A Forest of Stone
There is no place like Bryce Canyon. Hoodoos (odd-shaped pillars of rock left standing from the forces of erosion) can be found on every continent, but here is the largest collection of hoodoos in the world! Descriptions fail. Photographs do not do it justice. Bring your sense of wonder and imagination when visiting Bryce Canyon National Park. Bryce Canyon is a park that you could easily spend 4 hours or 4 days at!
What to See
So many things to do at Bryce. You’ll most likely visit twice!
A truly unique American experience, Bryce canyon offers so much more than the incredible, other-worldly vistas of hoodoos.
The main atraction of Bryce Canyon are the un-interupted view points. Stop by Sunrise, Sunset, Inspiration and Bryce viewpoints to capture unique landscape photogrpahs or to simply bask in the awe of mother nature. Better yet? Take the drive to Rainbow Point (18 miles one way) and stop at all 13 viewpoints on oyr way back to the visitor center.
Bryce Canyon offers extensive Ranger programs including: Geology Talks (year round), Rim Walk (Spring, Summer and Fall), Kids Programs (Summer), Evening Programs (Summer and Fall), Full Moon Hikes (Nights that offer Full Moons during Spring, Summer and Fall), Astronomy Programs and Snowshoe Hikes. All information available at the Visitor Center for sign up. Please note that the Full Moon hikes work off a lottery system that will be announced the day of the hike.
Are you a fan of unique festivals? Bryce Canyon has you set! Visit them for the Geology Fesitval, the Prairie Dog Festival, and the Astronomy Festival!
One of the easiest ways to explore the park, Bryce offers hiking routes for every comfort level! Make sure that you’re practicing good hiking habits by respecting the surrounding nature (remember, don’t take anything but pictures!) and abiding by the “pack it in, pack it out” practice.
Hiking levels vary not only on the hiker, but how we feel that day! These are the easiest hikes that also reward you with mesmerizing views.
8 miles round trip; this easy streamside trail will bring you up to a mossy overhand and small waterfall. Water will flow from May to October.
11 miles round trip; This paved and level hike is more about distance than altitude.

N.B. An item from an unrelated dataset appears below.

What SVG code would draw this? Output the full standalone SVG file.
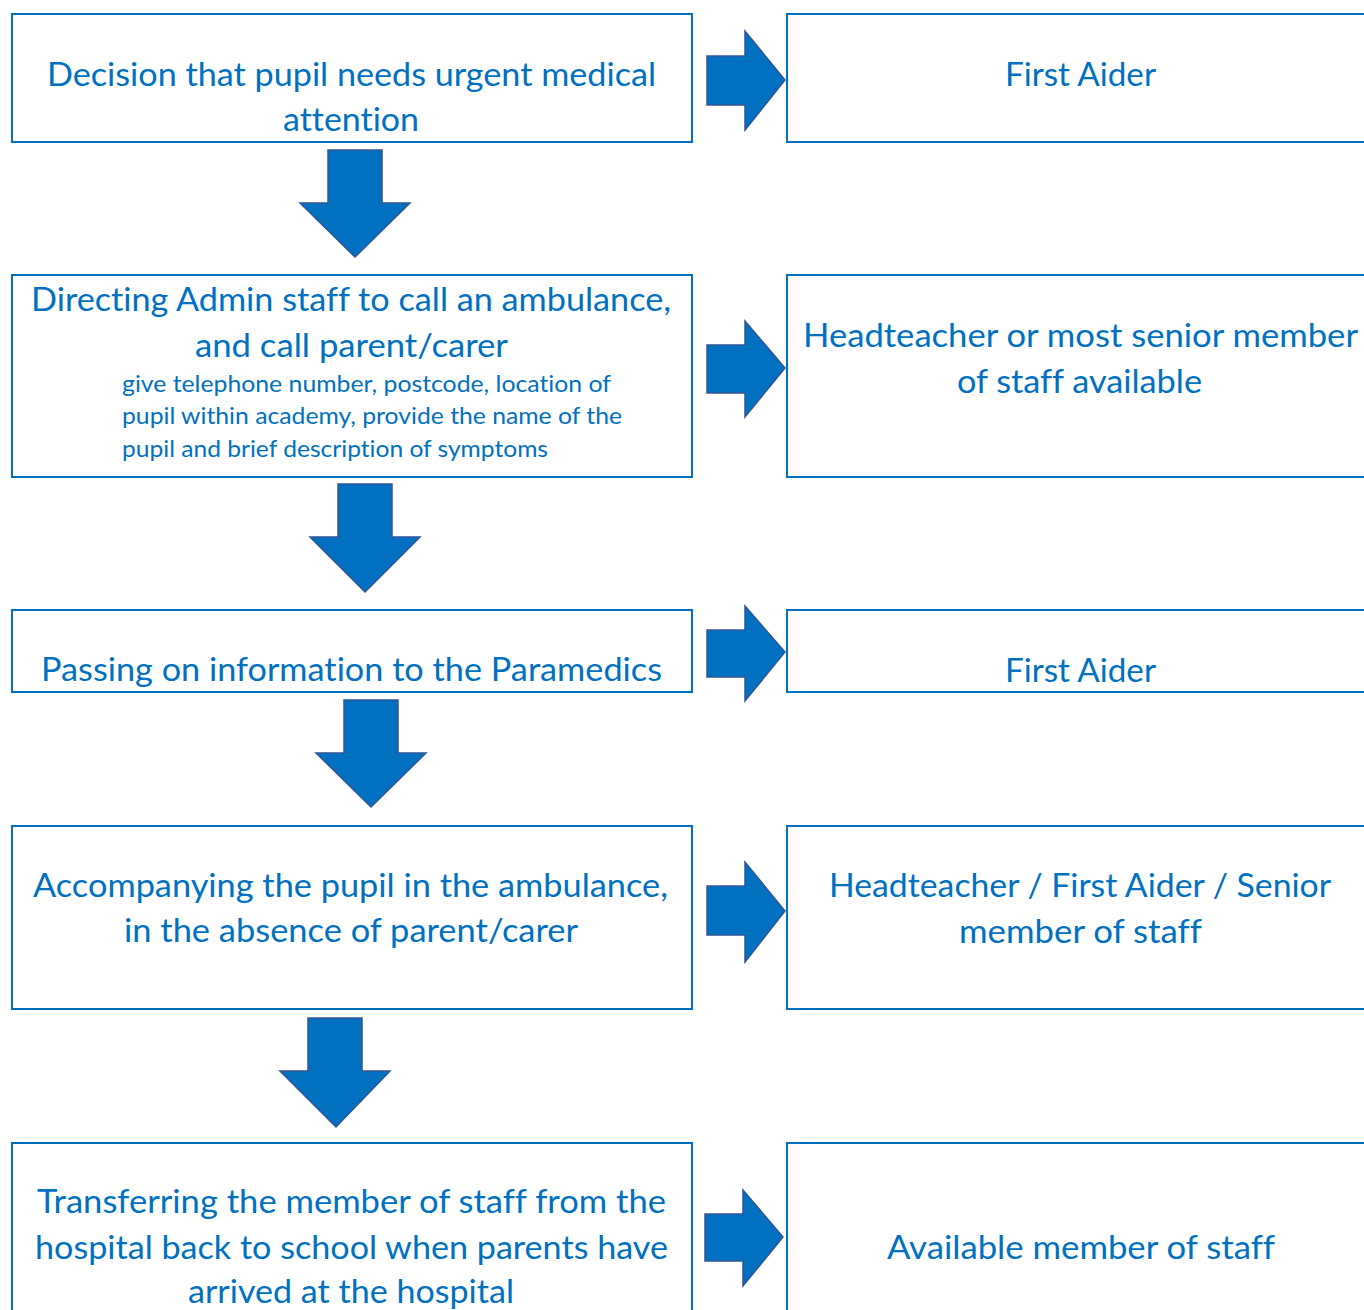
<svg xmlns="http://www.w3.org/2000/svg" width="1364" height="1310" viewBox="0 0 1364 1310">
<style>
.box{fill:#fff;stroke:#0070C0;stroke-width:2}
.arr{fill:#0070C0;stroke:#2F5597;stroke-width:1.5;stroke-linejoin:miter}
text{font-family:Lato,"Liberation Sans",sans-serif;fill:#0070C0;font-variant-ligatures:none}
.t{font-size:32px}
.s{font-size:22.5px}
.r{font-size:32px}
</style>
<rect width="1364" height="1310" fill="#fff"/>
<g id="connectors">
<polygon class="arr" points="328,150 382,150 382,203 410,203 355,257 300,203 328,203"/>
<polygon class="arr" points="338,484 392,484 392,537 420,537 365,592 310,537 338,537"/>
<polygon class="arr" points="344,700 398,700 398,753 426,753 371,807 316,753 344,753"/>
<polygon class="arr" points="308,1018 362,1018 362,1071 390,1071 336,1127 280,1071 308,1071"/>
<polygon class="arr" points="707,56 745,56 745,31 785,80 745,130 745,105 707,105"/>
<polygon class="arr" points="707,345 745,345 745,321 785,368 745,417 745,393 707,393"/>
<polygon class="arr" points="707,630 745,630 745,606 785,652 745,701 745,677 707,677"/>
<polygon class="arr" points="707,886 745,886 745,862 785,911 745,962 745,935 707,935"/>
<polygon class="arr" points="705,1214 743,1214 743,1190 783,1237 743,1286 743,1261 705,1261"/>
</g>
<g id="n1">
<rect class="box" x="12" y="14" width="680" height="128"/>
<text class="t" x="47" y="86" textLength="609" lengthAdjust="spacingAndGlyphs">Decision that pupil needs urgent medical</text>
<text class="t" x="283" y="131" textLength="136" lengthAdjust="spacingAndGlyphs">attention</text>
</g>
<g id="n2">
<rect class="box" x="12" y="275" width="680" height="202"/>
<text class="t" x="31" y="311" textLength="640" lengthAdjust="spacingAndGlyphs">Directing Admin staff to call an ambulance,</text>
<text class="t" x="195" y="357" textLength="313" lengthAdjust="spacingAndGlyphs">and call parent/carer</text>
<text class="s" x="122" y="392" textLength="489" lengthAdjust="spacingAndGlyphs">give telephone number, postcode, location of</text>
<text class="s" x="122" y="424" textLength="500" lengthAdjust="spacingAndGlyphs">pupil within academy, provide the name of the</text>
<text class="s" x="122" y="457" textLength="426" lengthAdjust="spacingAndGlyphs">pupil and brief description of symptoms</text>
</g>
<g id="n3">
<rect class="box" x="12" y="610" width="680" height="82"/>
<text class="t" x="41" y="681" textLength="621" lengthAdjust="spacingAndGlyphs">Passing on information to the Paramedics</text>
</g>
<g id="n4">
<rect class="box" x="12" y="826" width="680" height="183"/>
<text class="t" x="33" y="897" textLength="635" lengthAdjust="spacingAndGlyphs">Accompanying the pupil in the ambulance,</text>
<text class="t" x="124" y="942" textLength="454" lengthAdjust="spacingAndGlyphs">in the absence of parent/carer</text>
</g>
<g id="n5">
<rect class="box" x="12" y="1143" width="680" height="180"/>
<text class="t" x="37" y="1213" textLength="629" lengthAdjust="spacingAndGlyphs">Transferring the member of staff from the</text>
<text class="t" x="35" y="1259" textLength="633" lengthAdjust="spacingAndGlyphs">hospital back to school when parents have</text>
<text class="t" x="188" y="1303" textLength="326" lengthAdjust="spacingAndGlyphs">arrived at the hospital</text>
</g>
<g id="r1">
<rect class="box" x="787" y="14" width="590" height="128"/>
<text class="r" x="1005" y="86" textLength="151" lengthAdjust="spacingAndGlyphs">First Aider</text>
</g>
<g id="r2">
<rect class="box" x="787" y="275" width="590" height="202"/>
<text class="r" x="803" y="347" textLength="555" lengthAdjust="spacingAndGlyphs">Headteacher or most senior member</text>
<text class="r" x="957" y="393" textLength="245" lengthAdjust="spacingAndGlyphs">of staff available</text>
</g>
<g id="r3">
<rect class="box" x="787" y="610" width="590" height="82"/>
<text class="r" x="1005" y="682" textLength="151" lengthAdjust="spacingAndGlyphs">First Aider</text>
</g>
<g id="r4">
<rect class="box" x="787" y="826" width="590" height="183"/>
<text class="r" x="829" y="897" textLength="502" lengthAdjust="spacingAndGlyphs">Headteacher / First Aider / Senior</text>
<text class="r" x="959" y="943" textLength="243" lengthAdjust="spacingAndGlyphs">member of staff</text>
</g>
<g id="r5">
<rect class="box" x="787" y="1143" width="590" height="180"/>
<text class="r" x="887" y="1259" textLength="388" lengthAdjust="spacingAndGlyphs">Available member of staff</text>
</g>
</svg>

Wander through the rim while taking in hoodoo vistas.
1 mile round trip; You wouldn’t necessarily think the desert is the best location for a spruce-fir forest hike, let this hike change that idea!
For those looking for a bit more of a challenge and some elevation.
1.3 miles round trip; Beginning at the Sunset Point Viewpoint, you’ll head into the canyon’s amphitheatre through a “slot” canyon sprinkled with douglas fir trees.
4.3 miles round trip; despite its name, this scenic hike brings you into one ofthe lesser known areas within the canyon.
4 miles round trip; the best way to see the hoodoos up close and personal!
We came here to explore! And we will!
5.5 miles round trip; A steep and spectacular hike through the Bryce Amphitheatre. Combined with the Navajo Trail, you get to see the best parts of Bryce.
8.5 miles round trip; I hope you’re prepared for high elevations! This scenic hike from Rainbow point down through varied forests bring you to the floor of the canyon. A unique experience and perspective.
Camping in Bryce Canyon
North Campground-Located close to the Visitor Center, the Bryce Canyon lodge and the Bryce Amphitheatre. This is a mixed use campground, offering 13 reservable RV sites, and 86 first come, first served RV and Tent sites. At least one loop of the campground is open year long for RV. There are no hookups available at the campground, however there are restrooms available.